Rakyat Palestina hingga saat ini terus melakukan perjuangan melawan ketidakadilan dan penjajahan yang di lakukan oleh Israel. Tak hanya itu, perlawanan semakin memuncak tak kala Presiden AS Donald Trump mengakui Kota Yerusalem sebagai Ibukota Israel.
Banyak protes dari beberapa kalangan, Presiden Palestina Mahmoud Abbas menyatakan keputusan tersebut sebagai langkah mundur Amerika Serikat dari proses perdamaian. Dia juga menilai bahwa Trump memposisikan diri sebagai aktor konflik dan bukan mediator. Dikutip dari CNN, ia bahkan menolak bertemu Wakil Presiden Mike Pence selama kunjungannya ke Timur Tengah.
Selain Abbas, pemimpin Hamas, Ismail Haniya juga mengecam keputusan Trump tersebut. Dilansir dari Al Jazeera, ia menyebutnya sebagai sebuah deklarasi perang melawan warga Palestina. Tak sampai di situ saja, Haniya mengajak Palestina untuk melakukan Intifada jilid tiga. Intifada sendiri merupakan gerakan perlawanan secara terus-menerus oleh warga Palestina terhadap Israel.
Sejarah Intifadha Pertama 1987
Perlawanan Rakyat Palestina telah banyak di kenal di mata dunia dengan istilah Intifadha yang menggambarkan perjuangan menentang penjajahan di Palestina. Serangkaian aksi telah di lakukan sejak 9 Desember 1987 di antaranya demonstrasi besar-besaran, pemogokan untuk membayar pajak, memboikot produk Israel, propaganda melalui tulisan serta bentuk-bentuk perlawanan lainnya. Hingga akhir tahun 1988, telah terjadi 23.092 demonstrasi yang di lakukan di wilayah Palestina sebagai sarana menyampaikan sikap dan protes terhadap penjajah Israel.
Gerakan ini pun menyebabkan banyaknya korban jiwa dari rakyat Palestina. Dalam tiga pekan pertama, lebih dari 20 penduduk Palestina terbunuh dan pada September 1993 silam, pasukan Israel telah membunuh 1.070 rakyat Palestina dimana termasuk di dalamnya 237 anak-anak. Selama 2 tahun pertama gerakan Intifadha ini berlangsung, lebih dari setengah korban dari 5.000 rakyat yang terluka adalah anak-anak.

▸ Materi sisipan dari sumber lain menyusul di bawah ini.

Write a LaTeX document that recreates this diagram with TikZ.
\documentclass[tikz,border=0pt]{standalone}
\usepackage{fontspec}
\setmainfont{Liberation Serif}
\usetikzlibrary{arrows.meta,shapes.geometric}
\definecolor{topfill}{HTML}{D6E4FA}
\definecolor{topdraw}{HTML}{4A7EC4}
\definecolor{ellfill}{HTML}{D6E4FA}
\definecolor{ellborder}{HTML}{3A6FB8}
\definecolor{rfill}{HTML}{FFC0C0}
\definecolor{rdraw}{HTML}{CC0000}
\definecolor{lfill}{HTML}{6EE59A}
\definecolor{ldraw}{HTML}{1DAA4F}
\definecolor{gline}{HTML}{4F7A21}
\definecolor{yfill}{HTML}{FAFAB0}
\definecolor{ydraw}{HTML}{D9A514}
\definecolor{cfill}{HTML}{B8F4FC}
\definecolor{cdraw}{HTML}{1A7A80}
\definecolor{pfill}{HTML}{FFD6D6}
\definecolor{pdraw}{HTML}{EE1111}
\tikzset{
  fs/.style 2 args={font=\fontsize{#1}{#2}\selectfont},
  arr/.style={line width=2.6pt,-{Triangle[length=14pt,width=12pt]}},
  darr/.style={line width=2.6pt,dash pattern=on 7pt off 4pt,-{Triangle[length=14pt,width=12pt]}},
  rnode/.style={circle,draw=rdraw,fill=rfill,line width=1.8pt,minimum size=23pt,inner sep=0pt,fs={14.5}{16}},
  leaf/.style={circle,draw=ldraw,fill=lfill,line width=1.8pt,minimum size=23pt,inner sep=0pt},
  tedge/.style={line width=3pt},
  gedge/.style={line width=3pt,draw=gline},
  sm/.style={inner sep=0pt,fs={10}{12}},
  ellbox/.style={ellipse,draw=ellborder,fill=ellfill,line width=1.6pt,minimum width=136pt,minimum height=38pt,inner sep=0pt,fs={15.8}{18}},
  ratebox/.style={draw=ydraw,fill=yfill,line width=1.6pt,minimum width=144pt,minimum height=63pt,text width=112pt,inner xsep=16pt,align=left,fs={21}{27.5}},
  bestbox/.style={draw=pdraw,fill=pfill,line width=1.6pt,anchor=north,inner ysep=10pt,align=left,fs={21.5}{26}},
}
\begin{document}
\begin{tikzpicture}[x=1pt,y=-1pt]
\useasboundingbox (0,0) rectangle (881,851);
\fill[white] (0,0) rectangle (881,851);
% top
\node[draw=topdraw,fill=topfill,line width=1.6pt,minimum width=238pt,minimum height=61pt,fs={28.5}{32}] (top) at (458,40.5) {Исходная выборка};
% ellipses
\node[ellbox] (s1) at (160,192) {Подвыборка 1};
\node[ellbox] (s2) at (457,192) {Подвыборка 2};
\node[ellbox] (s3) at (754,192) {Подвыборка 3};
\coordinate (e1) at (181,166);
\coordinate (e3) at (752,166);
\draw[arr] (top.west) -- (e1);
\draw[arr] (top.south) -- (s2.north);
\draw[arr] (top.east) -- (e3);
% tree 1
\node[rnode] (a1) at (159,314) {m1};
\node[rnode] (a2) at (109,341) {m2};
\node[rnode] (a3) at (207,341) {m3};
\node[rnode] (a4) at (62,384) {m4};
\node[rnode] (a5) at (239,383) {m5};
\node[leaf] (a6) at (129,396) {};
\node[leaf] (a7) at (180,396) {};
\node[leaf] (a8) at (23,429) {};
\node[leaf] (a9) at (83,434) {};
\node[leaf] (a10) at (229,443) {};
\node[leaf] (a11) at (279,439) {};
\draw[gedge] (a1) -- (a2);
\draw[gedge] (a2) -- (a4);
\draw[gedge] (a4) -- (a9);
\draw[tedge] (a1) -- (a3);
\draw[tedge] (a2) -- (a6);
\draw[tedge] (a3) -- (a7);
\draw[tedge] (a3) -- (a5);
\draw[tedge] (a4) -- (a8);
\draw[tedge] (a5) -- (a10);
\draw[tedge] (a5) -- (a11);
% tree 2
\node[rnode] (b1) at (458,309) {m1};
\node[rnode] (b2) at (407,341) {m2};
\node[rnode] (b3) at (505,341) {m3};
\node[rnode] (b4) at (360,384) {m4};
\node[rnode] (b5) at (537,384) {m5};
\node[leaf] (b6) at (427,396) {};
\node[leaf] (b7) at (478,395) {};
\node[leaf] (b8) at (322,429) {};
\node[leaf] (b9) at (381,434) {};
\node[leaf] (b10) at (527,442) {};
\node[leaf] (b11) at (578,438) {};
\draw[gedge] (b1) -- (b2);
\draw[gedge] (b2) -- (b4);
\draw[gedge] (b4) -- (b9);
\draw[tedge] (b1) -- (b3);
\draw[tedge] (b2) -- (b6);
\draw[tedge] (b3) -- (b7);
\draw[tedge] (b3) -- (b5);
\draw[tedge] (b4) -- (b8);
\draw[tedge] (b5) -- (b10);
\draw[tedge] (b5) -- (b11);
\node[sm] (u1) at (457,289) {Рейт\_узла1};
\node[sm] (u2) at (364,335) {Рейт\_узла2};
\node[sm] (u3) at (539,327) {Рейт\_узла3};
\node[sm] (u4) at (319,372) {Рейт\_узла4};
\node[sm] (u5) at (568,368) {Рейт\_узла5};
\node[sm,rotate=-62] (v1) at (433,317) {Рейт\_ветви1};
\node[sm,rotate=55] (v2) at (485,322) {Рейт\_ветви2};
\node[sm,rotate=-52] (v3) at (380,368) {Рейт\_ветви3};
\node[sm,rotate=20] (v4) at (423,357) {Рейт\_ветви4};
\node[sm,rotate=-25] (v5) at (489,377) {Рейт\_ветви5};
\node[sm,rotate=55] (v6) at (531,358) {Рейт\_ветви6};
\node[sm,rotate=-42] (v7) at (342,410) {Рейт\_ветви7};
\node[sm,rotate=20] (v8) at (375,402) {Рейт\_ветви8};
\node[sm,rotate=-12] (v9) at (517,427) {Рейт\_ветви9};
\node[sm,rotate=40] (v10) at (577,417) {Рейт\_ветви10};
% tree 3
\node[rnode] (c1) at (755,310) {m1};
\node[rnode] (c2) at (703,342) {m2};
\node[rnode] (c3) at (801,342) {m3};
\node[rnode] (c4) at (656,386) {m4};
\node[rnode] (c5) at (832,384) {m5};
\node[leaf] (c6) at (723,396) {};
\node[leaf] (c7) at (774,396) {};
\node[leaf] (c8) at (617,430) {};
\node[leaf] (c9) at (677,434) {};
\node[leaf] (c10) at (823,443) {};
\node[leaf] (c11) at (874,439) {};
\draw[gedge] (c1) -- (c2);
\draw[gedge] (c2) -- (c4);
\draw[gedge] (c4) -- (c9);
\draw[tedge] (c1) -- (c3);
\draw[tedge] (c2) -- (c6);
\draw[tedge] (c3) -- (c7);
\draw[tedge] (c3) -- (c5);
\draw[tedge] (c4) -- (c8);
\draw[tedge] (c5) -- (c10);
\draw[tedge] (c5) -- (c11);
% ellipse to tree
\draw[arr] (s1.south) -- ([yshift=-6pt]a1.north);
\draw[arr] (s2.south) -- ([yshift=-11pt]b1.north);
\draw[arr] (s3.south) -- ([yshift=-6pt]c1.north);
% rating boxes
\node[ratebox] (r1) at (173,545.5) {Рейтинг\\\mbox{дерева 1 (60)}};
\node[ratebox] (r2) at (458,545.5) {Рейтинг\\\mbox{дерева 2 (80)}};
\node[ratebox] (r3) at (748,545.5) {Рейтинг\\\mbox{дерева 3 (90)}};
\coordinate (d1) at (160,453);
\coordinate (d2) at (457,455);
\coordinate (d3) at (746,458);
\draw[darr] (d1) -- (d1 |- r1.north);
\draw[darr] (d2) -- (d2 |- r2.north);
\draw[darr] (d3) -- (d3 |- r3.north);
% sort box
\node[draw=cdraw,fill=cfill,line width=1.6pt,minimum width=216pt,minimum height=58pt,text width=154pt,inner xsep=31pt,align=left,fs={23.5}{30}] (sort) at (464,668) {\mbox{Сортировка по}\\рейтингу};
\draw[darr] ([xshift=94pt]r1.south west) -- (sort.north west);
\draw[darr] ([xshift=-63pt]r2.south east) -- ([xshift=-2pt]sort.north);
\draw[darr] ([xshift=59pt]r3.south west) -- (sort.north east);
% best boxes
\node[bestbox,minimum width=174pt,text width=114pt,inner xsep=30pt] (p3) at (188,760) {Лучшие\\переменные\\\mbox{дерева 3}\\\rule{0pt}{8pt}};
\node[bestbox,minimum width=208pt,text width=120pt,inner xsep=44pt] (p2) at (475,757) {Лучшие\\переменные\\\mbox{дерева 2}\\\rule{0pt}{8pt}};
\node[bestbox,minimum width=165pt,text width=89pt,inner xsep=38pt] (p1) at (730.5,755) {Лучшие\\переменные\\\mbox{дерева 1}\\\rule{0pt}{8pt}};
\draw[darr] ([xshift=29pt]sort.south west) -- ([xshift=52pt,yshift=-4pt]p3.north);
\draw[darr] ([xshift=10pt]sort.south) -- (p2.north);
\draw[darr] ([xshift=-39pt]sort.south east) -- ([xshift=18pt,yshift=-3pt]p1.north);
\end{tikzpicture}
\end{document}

Gerakan ini pun menyebabkan lebih dari 400 warga Palestina di deportasi dari tanah kelahirannya dan 175.000 warga Palestina harus mendekam dalam jeruji tahanan penjajah. Bahkan 5.000 warga Palestina lainnya, harus merasakan dinginnya penjara tanpa dakwaan dan proses pengadilan yang jelas. Selain di penjara, warga Palestina juga mendapatkan kekerasan berupa panyiksaan selama menjalani masa tahanan. Gerakan perjuangan ini pun menyebabkan hancurnya 2.000 rumah warga Palestina yang dilakukan oleh penjajah Israel.
Sejarah Intifadha Kedua
Gerakan di mulai pada tanggal 28 September 2000 dimana pemimpin oposisi Israel Ariel Sharon beserta 3.000 pasukannya menyerbu Masjid Al Aqsha dan mengotorinya. Tindakan ini menyulut kemarahan umat Islam dan warga Palestina dengan mengecam dan mencoba menghalangi serbuan tersebut. Akibatnya 5 orang mati syahid dan ratusan lainnya terluka. Peristiwa ini menyulut munculnya gerakan Intifadha ke dua oleh warga Palestina terhadap penjajah Israel.

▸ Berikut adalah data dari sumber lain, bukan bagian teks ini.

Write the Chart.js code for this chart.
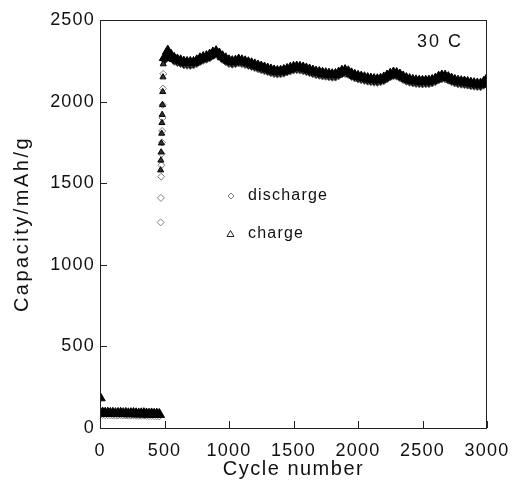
<!DOCTYPE html>
<html>
<head>
<meta charset="utf-8">
<script src="https://cdn.jsdelivr.net/npm/chart.js@4.4.1/dist/chart.umd.min.js"></script>
<style>
  html, body { margin: 0; padding: 0; background: #fff; }
  #wrap { width: 512px; height: 490px; position: relative; }
</style>
</head>
<body>
<div id="wrap"><canvas id="capChart"></canvas></div>
<script>
// values
const lowCycles = [0, 20, 40, 60, 80, 100, 120, 140, 160, 180, 200, 220, 240, 260, 280, 300, 320, 340, 360, 380, 400, 420, 440, 460];
const lowDischarge = [98, 80, 78, 79, 77, 78, 76, 77, 78, 76, 77, 75, 76, 77, 75, 74, 75, 76, 74, 73, 74, 72, 73, 71];
const lowCharge = [185, 92, 90, 91, 89, 90, 88, 89, 90, 88, 89, 87, 88, 89, 87, 86, 87, 88, 86, 85, 86, 84, 85, 83];

const rampCycles = [470, 472, 474, 476, 478, 480, 482, 484, 486, 488, 490];
const rampDischarge = [1260, 1410, 1540, 1610, 1680, 1750, 1820, 1900, 1980, 2080, 2170];
const rampCharge = [1580, 1640, 1690, 1745, 1805, 1870, 1920, 1980, 2060, 2150, 2230];

const mainCycles = [500, 525, 550, 575, 600, 625, 650, 675, 700, 725, 750, 775, 800, 825, 850, 875, 900, 925, 950, 975,
  1000, 1025, 1050, 1075, 1100, 1125, 1150, 1175, 1200, 1225, 1250, 1275, 1300, 1325, 1350, 1375, 1400, 1425, 1450, 1475,
  1500, 1525, 1550, 1575, 1600, 1625, 1650, 1675, 1700, 1725, 1750, 1775, 1800, 1825, 1850, 1875, 1900, 1925, 1950, 1975,
  2000, 2025, 2050, 2075, 2100, 2125, 2150, 2175, 2200, 2225, 2250, 2275, 2300, 2325, 2350, 2375, 2400, 2425, 2450, 2475,
  2500, 2525, 2550, 2575, 2600, 2625, 2650, 2675, 2700, 2725, 2750, 2775, 2800, 2825, 2850, 2875, 2900, 2925, 2950, 2975, 3000];
const mainCharge = [2270, 2310, 2285, 2265, 2255, 2250, 2242, 2240, 2240, 2240, 2250, 2262, 2270, 2276, 2285, 2298, 2306, 2292, 2275, 2262,
  2250, 2245, 2248, 2255, 2250, 2244, 2238, 2232, 2225, 2218, 2212, 2206, 2200, 2194, 2188, 2185, 2186, 2191, 2197, 2204,
  2210, 2212, 2210, 2206, 2200, 2194, 2187, 2181, 2178, 2174, 2171, 2168, 2165, 2166, 2175, 2186, 2190, 2183, 2170, 2161,
  2155, 2150, 2146, 2141, 2138, 2135, 2134, 2137, 2145, 2157, 2168, 2175, 2172, 2163, 2151, 2141, 2135, 2130, 2127, 2125,
  2124, 2125, 2126, 2130, 2138, 2150, 2157, 2156, 2147, 2138, 2130, 2125, 2122, 2120, 2117, 2113, 2110, 2108, 2107, 2118, 2140];
const mainDischarge = [2255, 2296, 2270, 2250, 2242, 2236, 2228, 2226, 2225, 2228, 2236, 2248, 2256, 2262, 2270, 2284, 2292, 2280, 2262, 2248,
  2236, 2232, 2235, 2240, 2236, 2230, 2224, 2218, 2212, 2205, 2198, 2192, 2186, 2180, 2175, 2172, 2173, 2177, 2184, 2190,
  2196, 2198, 2196, 2192, 2186, 2180, 2174, 2168, 2164, 2160, 2158, 2155, 2152, 2153, 2161, 2172, 2176, 2170, 2157, 2148,
  2142, 2137, 2133, 2128, 2125, 2122, 2121, 2124, 2131, 2143, 2154, 2161, 2159, 2150, 2138, 2128, 2122, 2117, 2114, 2112,
  2111, 2112, 2113, 2117, 2125, 2136, 2143, 2143, 2134, 2125, 2117, 2112, 2109, 2107, 2104, 2100, 2097, 2095, 2094, 2104, 2126];

const xTicks = [0, 500, 1000, 1500, 2000, 2500, 3000];
const yTicks = [0, 500, 1000, 1500, 2000, 2500];

function toPoints(xs, ys) {
  return xs.map((x, i) => ({ x: x, y: ys[i] }));
}

const FONT = '"Liberation Sans", Arial, sans-serif';

// frame, inward ticks, titles, legend and label
const decorPlugin = {
  id: 'decor',
  beforeDraw(chart) {
    chart.ctx.letterSpacing = '1.2px';
  },
  afterDraw(chart) {
    const ctx = chart.ctx;
    const a = chart.chartArea;
    const xs = chart.scales.x;
    const ys = chart.scales.y;
    ctx.save();
    ctx.strokeStyle = '#222';
    ctx.lineWidth = 1;
    ctx.strokeRect(a.left + 0.5, a.top + 0.5, a.right - a.left - 1, a.bottom - a.top);
    ctx.beginPath();
    xTicks.forEach(v => {
      const px = Math.round(xs.getPixelForValue(v)) + 0.5;
      ctx.moveTo(px, a.bottom);
      ctx.lineTo(px, a.bottom - 7);
    });
    yTicks.forEach(v => {
      const py = Math.round(ys.getPixelForValue(v)) + 0.5;
      ctx.moveTo(a.left, py);
      ctx.lineTo(a.left + 7, py);
    });
    ctx.stroke();

    ctx.fillStyle = '#111';
    ctx.textBaseline = 'middle';
    ctx.textAlign = 'center';
    ctx.font = '20px ' + FONT;
    ctx.letterSpacing = '1.5px';
    ctx.fillText('Cycle number', (a.left + a.right) / 2, 469);

    ctx.save();
    ctx.translate(22, (a.top + a.bottom) / 2);
    ctx.rotate(-Math.PI / 2);
    ctx.letterSpacing = '2.5px';
    ctx.fillText('Capacity/mAh/g', 0, 0);
    ctx.restore();

    ctx.textAlign = 'left';
    ctx.font = '18px ' + FONT;
    ctx.letterSpacing = '2px';
    ctx.fillText('30 C', 417, 42);

    // legend
    ctx.font = '16px ' + FONT;
    ctx.letterSpacing = '1.2px';
    ctx.fillText('discharge', 248, 196);
    ctx.fillText('charge', 248, 234);
    ctx.strokeStyle = '#777';
    ctx.beginPath();
    ctx.moveTo(231, 193); ctx.lineTo(234, 196); ctx.lineTo(231, 199); ctx.lineTo(228, 196); ctx.closePath();
    ctx.stroke();
    ctx.strokeStyle = '#222';
    ctx.beginPath();
    ctx.moveTo(230.5, 230.5); ctx.lineTo(234, 236.5); ctx.lineTo(227, 236.5); ctx.closePath();
    ctx.stroke();
    ctx.restore();
  }
};

const dischargeStyle = {
  pointStyle: 'rectRot',
  pointRadius: 3.5,
  borderColor: '#808080',
  backgroundColor: '#fff',
  borderWidth: 1,
  showLine: false,
  order: 2
};
const mainDischargeStyle = Object.assign({}, dischargeStyle, { pointRadius: 4.5, borderColor: '#666', backgroundColor: '#111' });
const chargeStyle = {
  pointStyle: 'triangle',
  pointRadius: 6,
  borderColor: '#000',
  backgroundColor: '#000',
  borderWidth: 1,
  showLine: false,
  order: 1
};
const rampChargeStyle = Object.assign({}, chargeStyle, { pointRadius: 3.5, backgroundColor: '#333' });

const ctx1 = document.getElementById('capChart').getContext('2d');
const capChart = new Chart(ctx1, {
  type: 'scatter',
  data: {
    datasets: [
      Object.assign({ label: 'discharge', data: toPoints(lowCycles, lowDischarge) }, dischargeStyle),
      Object.assign({ label: 'discharge', data: toPoints(rampCycles, rampDischarge) }, dischargeStyle),
      Object.assign({ label: 'discharge', data: toPoints(mainCycles, mainDischarge) }, mainDischargeStyle),
      Object.assign({ label: 'charge', data: toPoints(lowCycles, lowCharge) }, chargeStyle),
      Object.assign({ label: 'charge', data: toPoints(rampCycles, rampCharge) }, rampChargeStyle),
      Object.assign({ label: 'charge', data: toPoints(mainCycles, mainCharge) }, chargeStyle)
    ]
  },
  options: {
    responsive: true,
    maintainAspectRatio: false,
    animation: false,
    layout: { padding: { left: 0, right: 25, top: 20, bottom: 0 } },
    scales: {
      x: {
        type: 'linear',
        min: 0,
        max: 3000,
        afterFit: s => { s.height = 62; s.paddingLeft = 0; s.paddingRight = 0; },
        afterBuildTicks: s => { s.ticks = xTicks.map(v => ({ value: v })); },
        grid: { display: false, drawTicks: false },
        border: { display: false },
        ticks: { padding: 12, color: '#111', font: { family: FONT, size: 18 }, maxRotation: 0, callback: v => String(v) }
      },
      y: {
        type: 'linear',
        min: 0,
        max: 2500,
        afterFit: s => { s.width = 100; s.paddingTop = 0; s.paddingBottom = 0; },
        afterBuildTicks: s => { s.ticks = yTicks.map(v => ({ value: v })); },
        grid: { display: false, drawTicks: false },
        border: { display: false },
        ticks: { padding: 5, color: '#111', font: { family: FONT, size: 18 }, callback: v => String(v) }
      }
    },
    plugins: {
      legend: { display: false },
      tooltip: { enabled: false }
    }
  },
  plugins: [decorPlugin]
});
</script>
</body>
</html>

Setelah peristiwa tersebut, keesokan harinya setelah salat Jumat, protes berupa aksi yang dilakukan oleh warga Palestina kembali meluas di seluruh Yerusalem. Dalam aksi tersebut, 7 warga Palestina meninggal dan 300 lainnya mengalami luka-luka. Gelombang aksi juga terjadi di Tepi Barat dan Gaza.
Peristiwa tersebut yang berlangsung dari tahun 2.000 hingga 2019 juga menyebabkan 2.103 jiwa anak-anak Palestina telah terenggut oleh kejamnya militer Israel dilansir dari laporan Gerakan Perlindungan Anak Internasional melalui Nusantara Palestina Center.
Menurut beberapa sumber, gerakan Intifadha ini berakhir ditandai ketika Sharon dan Mahmoud Abbas menyepakati gencatan senjata di Sharm El-Sheikh pada 8 Februari 2005. Akan tetapi perlawanan rakyat Palestina terus berlangsung hingga hari ini sebagai ikhtiar membebaskan Tanah Palestina.